El documental se presentó en el Centro Cultural Rojas - UBA. Hubo muchas risas y emoción esa noche. Asistieron algunas de las protagonistas del video, favorecidas por el régimen de salida del correccional. También estaba Eliana Zúñiga, que hace dos años quedó en libertad, pero guarda más que vivo el recuerdo de sus clases con Servera. De hecho, es la primera becada de Ezeiza para hacer cursos en el Rojas. "Yo siempre digo que Andrea es mi estrellita fugaz –confiesa Eliana, con una sonrisa enorme–. Porque pasó, me dejó un deseo y se fue." El suyo es uno de los testimonios más conmovedores que se ven en el documental. "De chiquita, yo quería ser bailarina", cuenta, ya lejos de la pantalla.
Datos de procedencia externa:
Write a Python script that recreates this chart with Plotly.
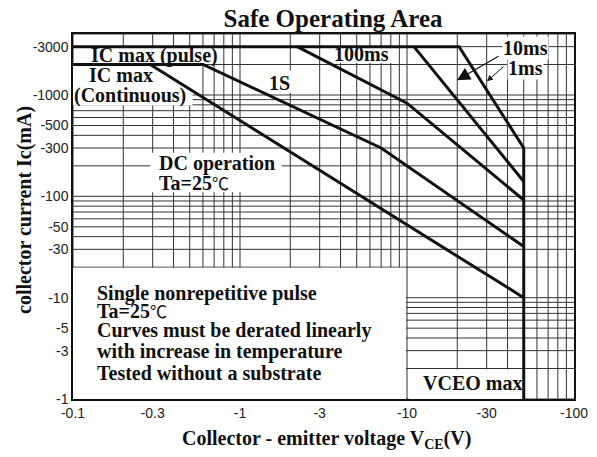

También rememora cómo llegó a la Argentina desde su Chile natal: a los 12 años, completamente sola, empleada como doméstica de una familia de Buenos Aires. A partir de ese momento, siguió un periplo duro, que la acostumbró a esto en lo que está embarcada ahora, a los 40: empezar, una vez más, de cero. "Estando presa no sos dueña de pensar, de sentir, de decidir. Adentro uno es como un niño: te dan de comer, te dan una cama, te dicen qué hacer, hay horarios fijos –cuenta–. Pero yo pensé: bueno, si Dios me puso acá, tiene que ser para que aprenda algo. Y decidí aprovechar para estudiar y para hacer esas cosas que afuera nunca pude hacer. Como aprender a bailar."
A la salida de la cárcel, a Eliana la esperaban su marido, sus cinco hijos y dos nietos. El tejido de amor que la sostuvo todo este último tiempo. Y al que sumó la nueva música que, una vez por semana, le aportaba su profesora de danza.